Sponsored by the Virginia Tech Alumni Association, the Alumni Award for Excellence in Research is presented annually to as many as two Virginia Tech faculty members who have made outstanding research contributions. Alumni, students, faculty, and staff may nominate candidates. Each recipient is awarded $2,000.
Ekirch has achieved international acclaim for his groundbreaking scholarship in American and European history. In addition to numerous articles, anthropology chapters, and other publications, Ekirch has penned three books: “Poor Carolina”: Politics and Society in Colonial North Carolina, 1729-1776; Bound for America: The Transportation of British Convicts to the Colonies, 1718-1775; and At Day’s Close: Night in Times Past.
Considered his magnum opus, the award-winning At Day’s Close extends from the Middle Ages to the Industrial Revolution, a period when nighttime spawned a remarkably vibrant and distinctive culture. Widely acclaimed, the book has already been republished in the United Kingdom and translated for publication in the Netherlands, Germany, and China. It will soon appear in Russia, South Korea, Taiwan, and Turkey.
John Leonard of Harper’s Magazine described At Day’s Close as “an enthralling anthropology of the shadow realms of Western Europe.” He added, “Night had a lot to say for itself as a separate, creative space. Ekirch makes an informed and passionate case against too much artificial light.”
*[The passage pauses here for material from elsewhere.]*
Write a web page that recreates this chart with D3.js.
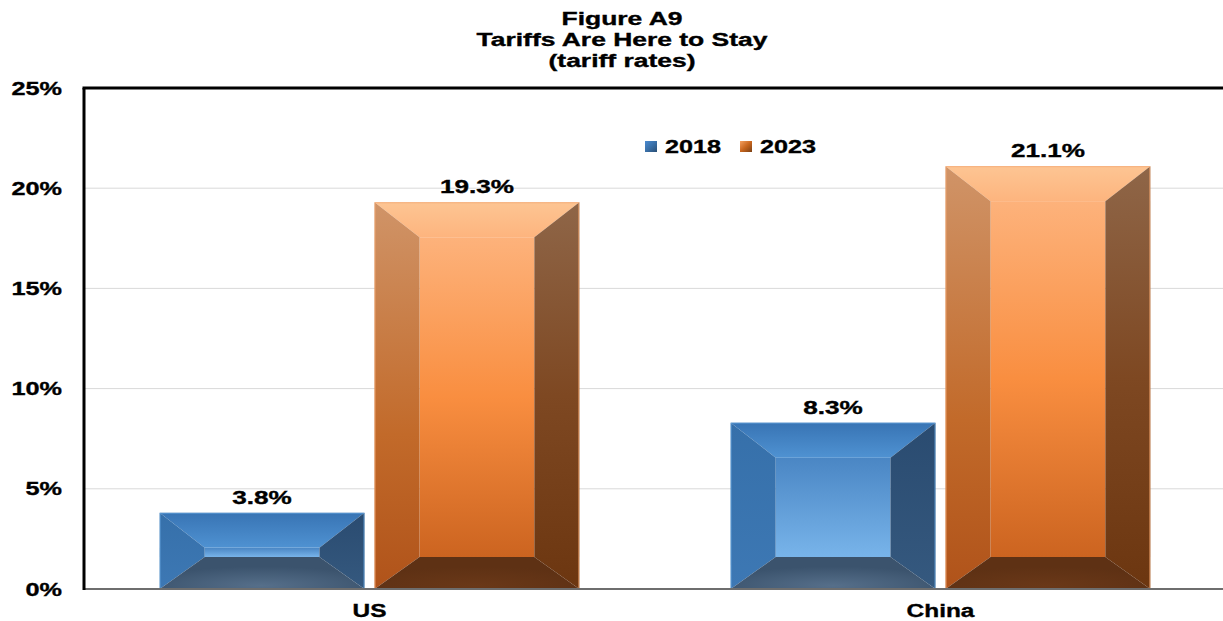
<!DOCTYPE html>
<html>
<head>
<meta charset="utf-8">
<script src="https://cdn.jsdelivr.net/npm/d3@7"></script>
<style>
  html, body { margin: 0; padding: 0; background: #fff; }
  svg { display: block; }
  text { font-family: "Liberation Sans", Arial, sans-serif; font-weight: bold; fill: #000;
         stroke: #000; stroke-width: 0.35px; }
</style>
</head>
<body>
<svg id="chart" width="1223" height="621"></svg>
<script>
// Tariff rates by country, 2018 vs 2023
const categories = ["US", "China"];
const series = ["2018", "2023"];
const values2018 = [0.038, 0.083];
const values2023 = [0.193, 0.211];
const valueLabels2018 = ["3.8%", "8.3%"];
const valueLabels2023 = ["19.3%", "21.1%"];
const yTicks = [0, 0.05, 0.10, 0.15, 0.20, 0.25];
const yTickLabels = ["0%", "5%", "10%", "15%", "20%", "25%"];
const titleLines = ["Figure A9", "Tariffs Are Here to Stay", "(tariff rates)"];

const svg = d3.select("#chart");
const W = 1223;
const plot = { left: 84, right: 1226, top: 88, bottom: 589 };

const y = d3.scaleLinear().domain([0, 0.25]).range([plot.bottom, plot.top]);
const x0 = d3.scaleBand().domain(categories).range([plot.left, plot.right])
  .paddingInner(0.265).paddingOuter(0.1325);
const x1 = d3.scaleBand().domain(series).range([0, x0.bandwidth()]).paddingInner(0.047);

// horizontally widened bold text
function wideText(g, x, yPos, str, size, sx, anchor) {
  return g.append("text")
    .attr("transform", `translate(${x},${yPos}) scale(${sx},1)`)
    .attr("text-anchor", anchor || "middle")
    .style("font-size", size + "px")
    .text(str);
}

// ---------- gradients ----------
const defs = svg.append("defs");
function linGrad(id, stops, x2, y2) {
  const g = defs.append("linearGradient").attr("id", id)
    .attr("x1", 0).attr("y1", 0).attr("x2", x2 == null ? 0 : x2).attr("y2", y2 == null ? 1 : y2);
  stops.forEach(s => g.append("stop").attr("offset", s[0]).attr("stop-color", s[1]));
}
function radGrad(id, stops, cx, cy, r) {
  const g = defs.append("radialGradient").attr("id", id)
    .attr("cx", cx).attr("cy", cy).attr("r", r);
  stops.forEach(s => g.append("stop").attr("offset", s[0]).attr("stop-color", s[1]));
}

const palette = {
  "2018": {
    top: [[0, "#3874b4"], [1, "#4f92d2"]],
    inner: [[0, "#4a86c4"], [1, "#78b4ea"]],
    left: [[0, "#3670aa"], [1, "#3d78b4"]],
    right: [[0, "#2a4b70"], [1, "#35597f"]],
    bottom: [[0, "#566f8a"], [1, "#3b536d"]],
    edge: "#5b9bd5",
    icon: [[0, "#4a8ad0"], [0.5, "#3a70a8"], [1, "#2a4e74"]]
  },
  "2023": {
    top: [[0, "#fdc593"], [1, "#fdb47e"]],
    inner: [[0, "#fdb27b"], [0.5, "#f98e40"], [1, "#cc6420"]],
    left: [[0, "#d09468"], [0.6, "#c26a2a"], [1, "#b0531a"]],
    right: [[0, "#8f6648"], [0.5, "#7e4822"], [1, "#6c3610"]],
    bottom: [[0, "#6a3818"], [1, "#5e3114"]],
    edge: "#f2a56e",
    icon: [[0, "#f5a060"], [0.5, "#c8661e"], [1, "#7a4014"]]
  }
};
series.forEach(s => {
  const p = palette[s];
  linGrad(`g${s}top`, p.top);
  linGrad(`g${s}inner`, p.inner);
  linGrad(`g${s}left`, p.left);
  linGrad(`g${s}right`, p.right);
  radGrad(`g${s}bottom`, p.bottom, 0.5, 0.9, 0.6);
  linGrad(`g${s}icon`, p.icon, 1, 1);
});

// ---------- gridlines ----------
svg.append("g").selectAll("line")
  .data(yTicks.filter(t => t > 0 && t < 0.25))
  .join("line")
  .attr("x1", plot.left).attr("x2", W)
  .attr("y1", d => y(d)).attr("y2", d => y(d))
  .attr("stroke", "#d9d9d9").attr("stroke-width", 1);

// ---------- bars ----------
const SIDE = 45, TOP = 35, BOT = 32;
const rows = [];
categories.forEach((c, i) => {
  rows.push({ cat: c, ser: "2018", v: values2018[i], label: valueLabels2018[i] });
  rows.push({ cat: c, ser: "2023", v: values2023[i], label: valueLabels2023[i] });
});

const barG = svg.append("g");
rows.forEach(r => {
  const bx = x0(r.cat) + x1(r.ser);
  const bw = x1.bandwidth();
  const by = y(r.v);
  const bh = y(0) - by;
  const b = Math.min(BOT, bh / 2);
  const t = Math.max(0, Math.min(TOP, bh - b));
  const s = SIDE;
  const pts = a => a.map(p => p.join(",")).join(" ");
  const g = barG.append("g");
  // inner face
  g.append("rect").attr("x", bx + s).attr("y", by + t)
    .attr("width", bw - 2 * s).attr("height", Math.max(0, bh - t - b))
    .attr("fill", `url(#g${r.ser}inner)`);
  g.append("polygon").attr("points", pts([[bx, by], [bx + bw, by], [bx + bw - s, by + t], [bx + s, by + t]]))
    .attr("fill", `url(#g${r.ser}top)`);
  g.append("polygon").attr("points", pts([[bx, by], [bx + s, by + t], [bx + s, by + bh - b], [bx, by + bh]]))
    .attr("fill", `url(#g${r.ser}left)`);
  g.append("polygon").attr("points", pts([[bx + bw, by], [bx + bw - s, by + t], [bx + bw - s, by + bh - b], [bx + bw, by + bh]]))
    .attr("fill", `url(#g${r.ser}right)`);
  g.append("polygon").attr("points", pts([[bx, by + bh], [bx + s, by + bh - b], [bx + bw - s, by + bh - b], [bx + bw, by + bh]]))
    .attr("fill", `url(#g${r.ser}bottom)`);
  g.append("rect").attr("x", bx + 0.5).attr("y", by + 0.5).attr("width", bw - 1).attr("height", bh - 1)
    .attr("fill", "none").attr("stroke", palette[r.ser].edge).attr("stroke-width", 1).attr("stroke-opacity", 0.8);
  // value label
  wideText(svg, bx + bw / 2, by - 9, r.label, 18, 1.45);
});

// ---------- axes / frame ----------
svg.append("line").attr("x1", plot.left).attr("x2", W).attr("y1", y(0)).attr("y2", y(0))
  .attr("stroke", "#6e6e6e").attr("stroke-width", 2);
svg.append("line").attr("x1", plot.left - 1.5).attr("x2", W).attr("y1", plot.top).attr("y2", plot.top)
  .attr("stroke", "#000").attr("stroke-width", 3);
svg.append("line").attr("x1", plot.left).attr("x2", plot.left).attr("y1", plot.top).attr("y2", y(0) + 1)
  .attr("stroke", "#000").attr("stroke-width", 3);

// y tick labels
const yAxisG = svg.append("g");
yTicks.forEach((t, i) => wideText(yAxisG, 62, y(t) + 6.5, yTickLabels[i], 19, 1.33, "end"));

// category labels
categories.forEach(c => wideText(svg, x0(c) + x0.bandwidth() / 2, 617, c, 18.5, 1.32));

// ---------- legend ----------
const legend = svg.append("g");
const legendX = { "2018": 645, "2023": 740 };
series.forEach(s => {
  legend.append("rect").attr("x", legendX[s]).attr("y", 141).attr("width", 12).attr("height", 11)
    .attr("fill", `url(#g${s}icon)`);
  wideText(legend, legendX[s] + 20, 153, s, 18, 1.4, "start");
});

// ---------- title ----------
const titleY = [25, 46, 67];
titleLines.forEach((l, i) => wideText(svg, 622, titleY[i], l, 18, 1.47));
</script>
</body>
</html>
“Ekirch has written a book that anybody with an imagination will find fascinating, but one that is the mirror image of conventional popular history,” wrote David Wootten of the London Review of Books. “He has a beady eye for the tiny anecdote, the telling vignette, the mini-narrative, but these events don’t drive the story onward, for it constantly circles back on itself.”
Ekirch’s historical research has had a significant impact on the medical community, demonstrating the value of the social sciences in other areas of study. Through the examination of diaries, court cases, and other primary sources, Ekirch discovered that people in Western societies experienced a different pattern of sleep before the Industrial Revolution, characterized by two major periods of sleep bridged by up to an hour of quiet wakefulness. Featured in a cover story for the New York Times Sunday Magazine, this research has shed new light on common “sleep disorders.”
Ekirch earned his bachelor’s degree from Dartmouth College and his master’s and Ph.D. from Johns Hopkins University.